**** Data records ****

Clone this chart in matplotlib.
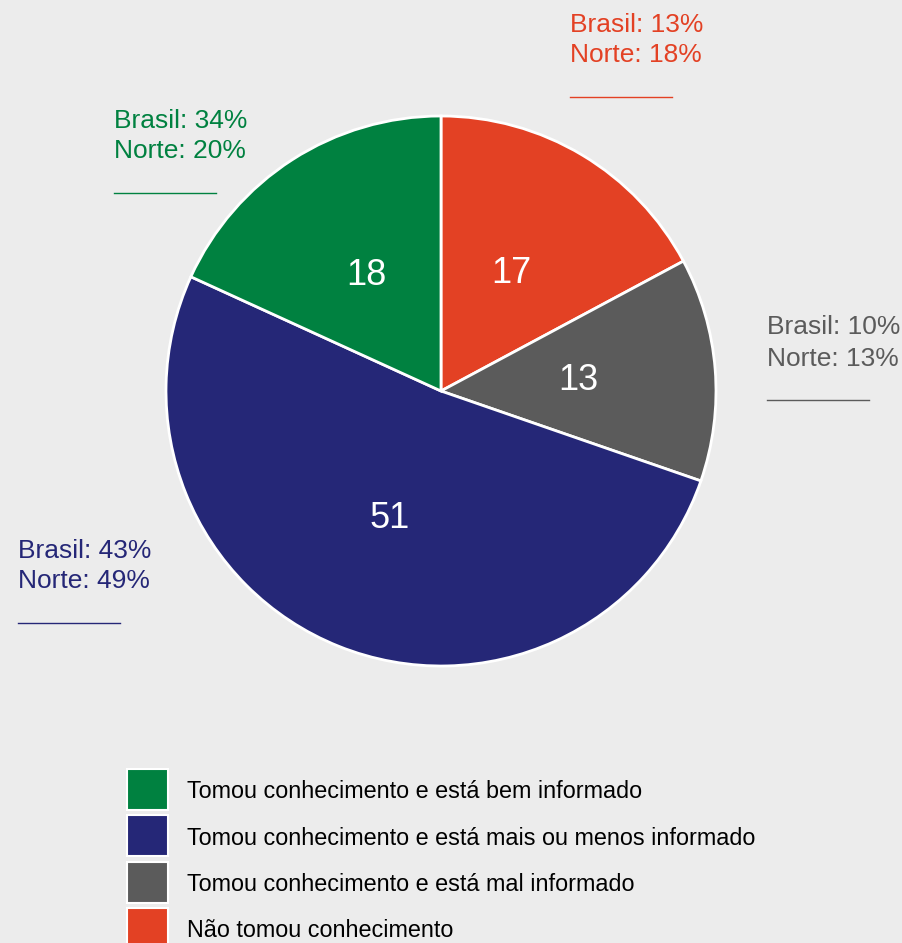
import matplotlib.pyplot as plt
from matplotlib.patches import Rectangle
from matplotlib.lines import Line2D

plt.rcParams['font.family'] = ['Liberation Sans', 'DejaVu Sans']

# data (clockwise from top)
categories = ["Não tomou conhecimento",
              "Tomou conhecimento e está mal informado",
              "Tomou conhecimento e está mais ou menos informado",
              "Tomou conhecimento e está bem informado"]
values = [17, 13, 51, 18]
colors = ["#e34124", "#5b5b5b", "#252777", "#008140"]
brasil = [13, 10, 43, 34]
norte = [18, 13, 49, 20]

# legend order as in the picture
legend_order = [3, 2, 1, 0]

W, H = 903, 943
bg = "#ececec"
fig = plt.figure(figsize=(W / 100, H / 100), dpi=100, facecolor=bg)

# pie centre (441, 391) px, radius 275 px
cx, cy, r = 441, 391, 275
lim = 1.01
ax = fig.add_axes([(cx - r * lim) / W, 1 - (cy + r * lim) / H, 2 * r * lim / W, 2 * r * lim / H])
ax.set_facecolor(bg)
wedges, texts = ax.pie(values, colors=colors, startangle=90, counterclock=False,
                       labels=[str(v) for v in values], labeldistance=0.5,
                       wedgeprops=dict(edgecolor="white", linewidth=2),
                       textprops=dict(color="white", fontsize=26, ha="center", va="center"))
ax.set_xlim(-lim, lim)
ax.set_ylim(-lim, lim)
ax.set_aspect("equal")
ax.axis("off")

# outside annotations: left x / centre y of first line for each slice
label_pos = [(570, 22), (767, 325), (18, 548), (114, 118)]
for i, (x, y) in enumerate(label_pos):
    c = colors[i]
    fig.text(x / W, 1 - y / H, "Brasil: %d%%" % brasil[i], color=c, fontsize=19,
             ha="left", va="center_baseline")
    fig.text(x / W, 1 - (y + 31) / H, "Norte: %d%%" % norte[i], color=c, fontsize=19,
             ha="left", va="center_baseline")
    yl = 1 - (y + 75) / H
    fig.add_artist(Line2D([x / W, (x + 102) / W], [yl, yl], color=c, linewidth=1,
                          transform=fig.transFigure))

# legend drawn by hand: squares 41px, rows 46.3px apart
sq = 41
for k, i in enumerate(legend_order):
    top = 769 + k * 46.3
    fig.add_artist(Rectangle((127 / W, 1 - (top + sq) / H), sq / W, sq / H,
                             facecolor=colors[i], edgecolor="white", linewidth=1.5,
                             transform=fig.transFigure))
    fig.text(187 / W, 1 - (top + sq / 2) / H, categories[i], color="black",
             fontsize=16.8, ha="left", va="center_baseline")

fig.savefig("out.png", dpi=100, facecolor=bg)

****
**** Data records ****

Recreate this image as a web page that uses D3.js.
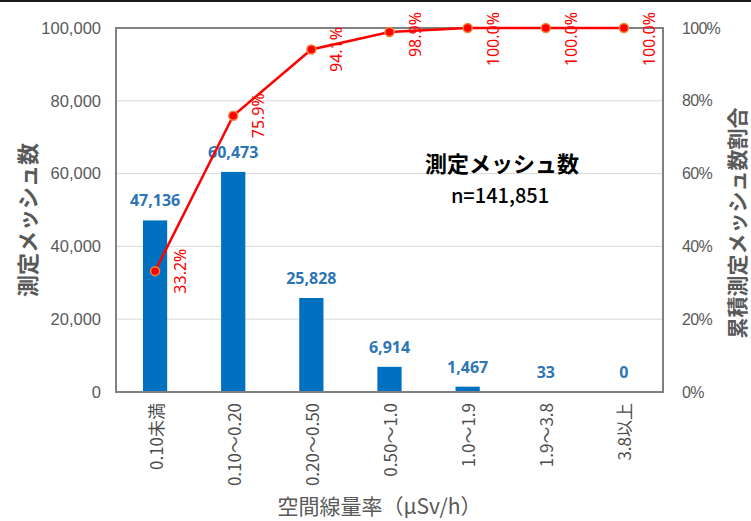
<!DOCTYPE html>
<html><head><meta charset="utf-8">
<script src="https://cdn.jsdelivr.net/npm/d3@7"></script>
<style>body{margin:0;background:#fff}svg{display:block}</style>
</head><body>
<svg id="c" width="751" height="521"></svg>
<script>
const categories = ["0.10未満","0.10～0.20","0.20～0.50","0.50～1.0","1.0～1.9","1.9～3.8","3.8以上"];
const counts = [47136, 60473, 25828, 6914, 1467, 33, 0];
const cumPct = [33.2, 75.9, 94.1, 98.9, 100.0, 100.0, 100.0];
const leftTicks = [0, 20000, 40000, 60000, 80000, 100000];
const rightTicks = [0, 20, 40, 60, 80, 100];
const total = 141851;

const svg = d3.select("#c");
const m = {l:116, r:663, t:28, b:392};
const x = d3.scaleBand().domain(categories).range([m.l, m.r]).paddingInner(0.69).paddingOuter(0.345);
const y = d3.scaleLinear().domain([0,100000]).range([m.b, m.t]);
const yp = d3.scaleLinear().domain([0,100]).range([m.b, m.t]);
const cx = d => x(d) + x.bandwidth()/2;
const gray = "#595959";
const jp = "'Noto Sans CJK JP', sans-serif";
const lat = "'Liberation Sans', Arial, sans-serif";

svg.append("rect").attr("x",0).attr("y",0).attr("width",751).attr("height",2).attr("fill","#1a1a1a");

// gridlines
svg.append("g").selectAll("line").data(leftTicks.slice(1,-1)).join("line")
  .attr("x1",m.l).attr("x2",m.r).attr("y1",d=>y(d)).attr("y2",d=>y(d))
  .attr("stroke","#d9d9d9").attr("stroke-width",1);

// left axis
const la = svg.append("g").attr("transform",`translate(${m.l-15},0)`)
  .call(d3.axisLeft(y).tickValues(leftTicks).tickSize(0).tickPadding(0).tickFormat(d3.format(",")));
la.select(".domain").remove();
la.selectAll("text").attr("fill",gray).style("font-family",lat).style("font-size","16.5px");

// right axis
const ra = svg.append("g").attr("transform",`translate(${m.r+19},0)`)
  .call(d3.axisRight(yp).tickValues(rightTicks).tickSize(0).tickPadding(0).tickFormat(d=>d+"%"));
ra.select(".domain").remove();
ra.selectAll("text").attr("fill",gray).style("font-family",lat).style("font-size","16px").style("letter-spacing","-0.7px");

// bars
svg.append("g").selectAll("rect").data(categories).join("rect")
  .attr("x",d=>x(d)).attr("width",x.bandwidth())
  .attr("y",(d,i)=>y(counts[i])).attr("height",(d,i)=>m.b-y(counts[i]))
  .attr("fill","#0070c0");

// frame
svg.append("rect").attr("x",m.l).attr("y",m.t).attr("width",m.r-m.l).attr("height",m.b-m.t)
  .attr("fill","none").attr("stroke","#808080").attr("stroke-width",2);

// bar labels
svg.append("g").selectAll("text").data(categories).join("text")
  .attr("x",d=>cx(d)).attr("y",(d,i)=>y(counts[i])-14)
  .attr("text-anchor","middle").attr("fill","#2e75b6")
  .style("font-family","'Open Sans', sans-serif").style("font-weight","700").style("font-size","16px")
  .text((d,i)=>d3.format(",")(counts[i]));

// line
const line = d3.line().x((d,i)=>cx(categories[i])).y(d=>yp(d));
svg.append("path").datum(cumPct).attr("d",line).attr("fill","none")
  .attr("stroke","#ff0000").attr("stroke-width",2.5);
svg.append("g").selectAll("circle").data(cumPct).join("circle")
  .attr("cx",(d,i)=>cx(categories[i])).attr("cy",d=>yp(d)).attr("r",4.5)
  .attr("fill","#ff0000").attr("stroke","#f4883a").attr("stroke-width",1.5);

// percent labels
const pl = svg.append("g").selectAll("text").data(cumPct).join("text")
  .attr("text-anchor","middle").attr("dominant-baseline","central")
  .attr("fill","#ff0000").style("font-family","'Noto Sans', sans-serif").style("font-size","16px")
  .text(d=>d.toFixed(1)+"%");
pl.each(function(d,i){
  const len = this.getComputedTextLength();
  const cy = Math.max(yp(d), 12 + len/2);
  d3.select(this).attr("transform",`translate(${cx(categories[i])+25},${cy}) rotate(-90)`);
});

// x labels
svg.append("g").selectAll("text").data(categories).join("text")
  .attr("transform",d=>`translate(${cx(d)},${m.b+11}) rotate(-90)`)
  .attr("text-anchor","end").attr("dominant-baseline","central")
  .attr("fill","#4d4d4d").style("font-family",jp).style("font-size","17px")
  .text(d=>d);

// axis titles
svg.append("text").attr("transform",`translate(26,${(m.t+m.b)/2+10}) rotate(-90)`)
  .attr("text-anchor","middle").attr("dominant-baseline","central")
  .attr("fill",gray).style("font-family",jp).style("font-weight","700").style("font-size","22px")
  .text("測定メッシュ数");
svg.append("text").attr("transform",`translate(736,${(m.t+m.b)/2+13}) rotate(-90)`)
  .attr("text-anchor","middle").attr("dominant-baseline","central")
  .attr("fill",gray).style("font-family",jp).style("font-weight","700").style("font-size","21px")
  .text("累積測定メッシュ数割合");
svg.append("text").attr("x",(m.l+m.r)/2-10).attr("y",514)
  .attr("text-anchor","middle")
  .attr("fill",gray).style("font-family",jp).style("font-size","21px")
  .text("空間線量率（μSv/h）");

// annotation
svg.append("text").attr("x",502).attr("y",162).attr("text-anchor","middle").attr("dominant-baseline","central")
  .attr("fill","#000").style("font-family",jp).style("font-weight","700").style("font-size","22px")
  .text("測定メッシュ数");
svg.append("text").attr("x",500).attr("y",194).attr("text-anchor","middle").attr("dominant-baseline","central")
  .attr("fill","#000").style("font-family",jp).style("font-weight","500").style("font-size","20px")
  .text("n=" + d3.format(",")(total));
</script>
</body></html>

****

### Directive
Do not copy any pictures. Retype exactly the stretch from the line with "Clone this chart in matplotlib." through the line with "plt.rcParams['font.family'] = ['Liberation".

### Answer for the task
Clone this chart in matplotlib.
import matplotlib.pyplot as plt
from matplotlib.patches import Rectangle
from matplotlib.lines import Line2D

plt.rcParams['font.family'] = ['Liberation Sans', 'DejaVu Sans']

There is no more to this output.